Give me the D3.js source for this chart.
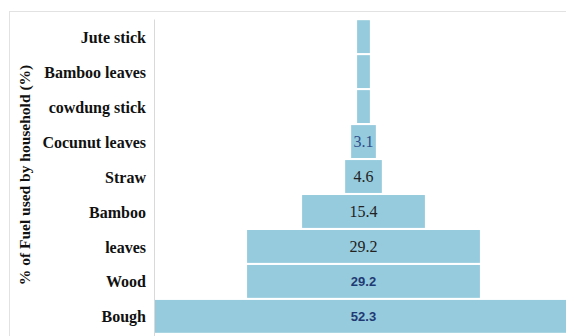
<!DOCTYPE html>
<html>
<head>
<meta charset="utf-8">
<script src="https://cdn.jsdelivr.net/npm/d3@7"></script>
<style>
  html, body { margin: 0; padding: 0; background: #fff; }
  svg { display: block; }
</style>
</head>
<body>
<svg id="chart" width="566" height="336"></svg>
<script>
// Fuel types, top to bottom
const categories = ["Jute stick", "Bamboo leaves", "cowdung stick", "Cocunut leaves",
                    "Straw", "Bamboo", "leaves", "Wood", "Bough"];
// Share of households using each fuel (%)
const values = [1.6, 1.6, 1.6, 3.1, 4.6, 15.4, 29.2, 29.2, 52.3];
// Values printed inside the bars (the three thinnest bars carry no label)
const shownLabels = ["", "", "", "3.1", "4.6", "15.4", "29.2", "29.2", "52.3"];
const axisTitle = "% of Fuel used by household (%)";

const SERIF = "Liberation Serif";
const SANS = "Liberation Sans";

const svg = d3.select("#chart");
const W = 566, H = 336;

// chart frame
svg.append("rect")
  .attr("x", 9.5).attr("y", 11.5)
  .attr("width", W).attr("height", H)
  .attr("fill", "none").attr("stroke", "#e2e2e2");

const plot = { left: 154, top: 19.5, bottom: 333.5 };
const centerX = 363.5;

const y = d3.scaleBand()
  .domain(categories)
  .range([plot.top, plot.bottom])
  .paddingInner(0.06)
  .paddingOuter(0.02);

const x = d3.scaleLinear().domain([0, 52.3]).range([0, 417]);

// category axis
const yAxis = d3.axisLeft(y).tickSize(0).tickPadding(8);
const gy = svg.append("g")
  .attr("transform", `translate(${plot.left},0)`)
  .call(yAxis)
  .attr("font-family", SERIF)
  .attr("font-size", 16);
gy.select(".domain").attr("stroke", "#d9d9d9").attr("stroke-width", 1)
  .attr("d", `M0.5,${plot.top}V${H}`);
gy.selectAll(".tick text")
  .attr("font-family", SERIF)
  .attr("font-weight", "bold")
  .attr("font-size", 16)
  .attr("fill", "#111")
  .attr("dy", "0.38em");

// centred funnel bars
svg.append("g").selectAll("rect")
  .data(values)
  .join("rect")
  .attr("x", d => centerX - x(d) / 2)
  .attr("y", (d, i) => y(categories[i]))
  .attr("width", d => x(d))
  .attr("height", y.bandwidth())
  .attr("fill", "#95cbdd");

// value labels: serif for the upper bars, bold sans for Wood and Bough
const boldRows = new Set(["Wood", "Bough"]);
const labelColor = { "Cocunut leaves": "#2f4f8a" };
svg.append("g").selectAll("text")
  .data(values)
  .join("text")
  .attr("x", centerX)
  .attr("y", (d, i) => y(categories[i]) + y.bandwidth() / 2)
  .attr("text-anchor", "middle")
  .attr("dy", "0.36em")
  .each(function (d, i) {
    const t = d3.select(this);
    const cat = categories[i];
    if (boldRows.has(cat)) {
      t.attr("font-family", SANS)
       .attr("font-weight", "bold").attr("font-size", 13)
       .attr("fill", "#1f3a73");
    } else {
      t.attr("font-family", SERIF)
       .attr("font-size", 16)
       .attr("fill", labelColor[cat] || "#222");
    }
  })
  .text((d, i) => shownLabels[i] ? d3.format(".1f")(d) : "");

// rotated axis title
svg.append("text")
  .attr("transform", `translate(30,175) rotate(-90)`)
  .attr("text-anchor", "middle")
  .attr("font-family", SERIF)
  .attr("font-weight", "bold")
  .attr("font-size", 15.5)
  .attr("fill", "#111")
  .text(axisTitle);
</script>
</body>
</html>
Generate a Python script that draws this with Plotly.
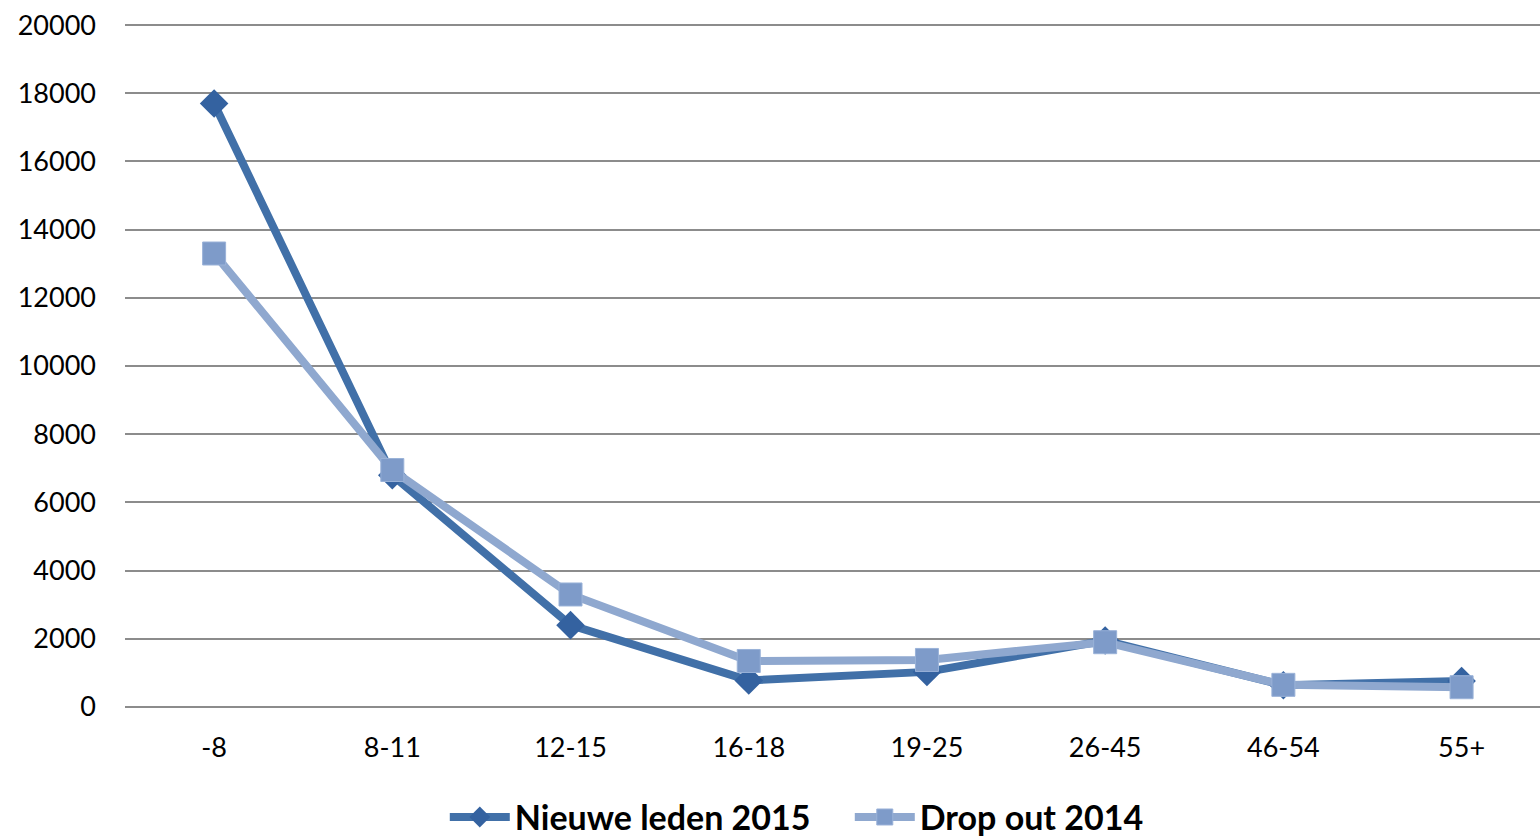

· · · · · · ·

**TASK STATEMENT**
Ignore the images and quote every line of the listing exactly.

**PROBLEM SOLUTION**
Give me the D3.js source for this chart.
<!DOCTYPE html>
<html>
<head>
<meta charset="utf-8">
<script src="https://cdn.jsdelivr.net/npm/d3@7"></script>
<style>
  html, body { margin: 0; padding: 0; background: #fff; }
  svg { display: block; }
</style>
</head>
<body>
<svg id="chart" width="566" height="336"></svg>
<script>
// Fuel types, top to bottom
const categories = ["Jute stick", "Bamboo leaves", "cowdung stick", "Cocunut leaves",
                    "Straw", "Bamboo", "leaves", "Wood", "Bough"];
// Share of households using each fuel (%)
const values = [1.6, 1.6, 1.6, 3.1, 4.6, 15.4, 29.2, 29.2, 52.3];
// Values printed inside the bars (the three thinnest bars carry no label)
const shownLabels = ["", "", "", "3.1", "4.6", "15.4", "29.2", "29.2", "52.3"];
const axisTitle = "% of Fuel used by household (%)";

const SERIF = "Liberation Serif";
const SANS = "Liberation Sans";

const svg = d3.select("#chart");
const W = 566, H = 336;

// chart frame
svg.append("rect")
  .attr("x", 9.5).attr("y", 11.5)
  .attr("width", W).attr("height", H)
  .attr("fill", "none").attr("stroke", "#e2e2e2");

const plot = { left: 154, top: 19.5, bottom: 333.5 };
const centerX = 363.5;

const y = d3.scaleBand()
  .domain(categories)
  .range([plot.top, plot.bottom])
  .paddingInner(0.06)
  .paddingOuter(0.02);

const x = d3.scaleLinear().domain([0, 52.3]).range([0, 417]);

// category axis
const yAxis = d3.axisLeft(y).tickSize(0).tickPadding(8);
const gy = svg.append("g")
  .attr("transform", `translate(${plot.left},0)`)
  .call(yAxis)
  .attr("font-family", SERIF)
  .attr("font-size", 16);
gy.select(".domain").attr("stroke", "#d9d9d9").attr("stroke-width", 1)
  .attr("d", `M0.5,${plot.top}V${H}`);
gy.selectAll(".tick text")
  .attr("font-family", SERIF)
  .attr("font-weight", "bold")
  .attr("font-size", 16)
  .attr("fill", "#111")
  .attr("dy", "0.38em");

// centred funnel bars
svg.append("g").selectAll("rect")
  .data(values)
  .join("rect")
  .attr("x", d => centerX - x(d) / 2)
  .attr("y", (d, i) => y(categories[i]))
  .attr("width", d => x(d))
  .attr("height", y.bandwidth())
  .attr("fill", "#95cbdd");

// value labels: serif for the upper bars, bold sans for Wood and Bough
const boldRows = new Set(["Wood", "Bough"]);
const labelColor = { "Cocunut leaves": "#2f4f8a" };
svg.append("g").selectAll("text")
  .data(values)
  .join("text")
  .attr("x", centerX)
  .attr("y", (d, i) => y(categories[i]) + y.bandwidth() / 2)
  .attr("text-anchor", "middle")
  .attr("dy", "0.36em")
  .each(function (d, i) {
    const t = d3.select(this);
    const cat = categories[i];
    if (boldRows.has(cat)) {
      t.attr("font-family", SANS)
       .attr("font-weight", "bold").attr("font-size", 13)
       .attr("fill", "#1f3a73");
    } else {
      t.attr("font-family", SERIF)
       .attr("font-size", 16)
       .attr("fill", labelColor[cat] || "#222");
    }
  })
  .text((d, i) => shownLabels[i] ? d3.format(".1f")(d) : "");

// rotated axis title
svg.append("text")
  .attr("transform", `translate(30,175) rotate(-90)`)
  .attr("text-anchor", "middle")
  .attr("font-family", SERIF)
  .attr("font-weight", "bold")
  .attr("font-size", 15.5)
  .attr("fill", "#111")
  .text(axisTitle);
</script>
</body>
</html>
Generate a Python script that draws this with Plotly.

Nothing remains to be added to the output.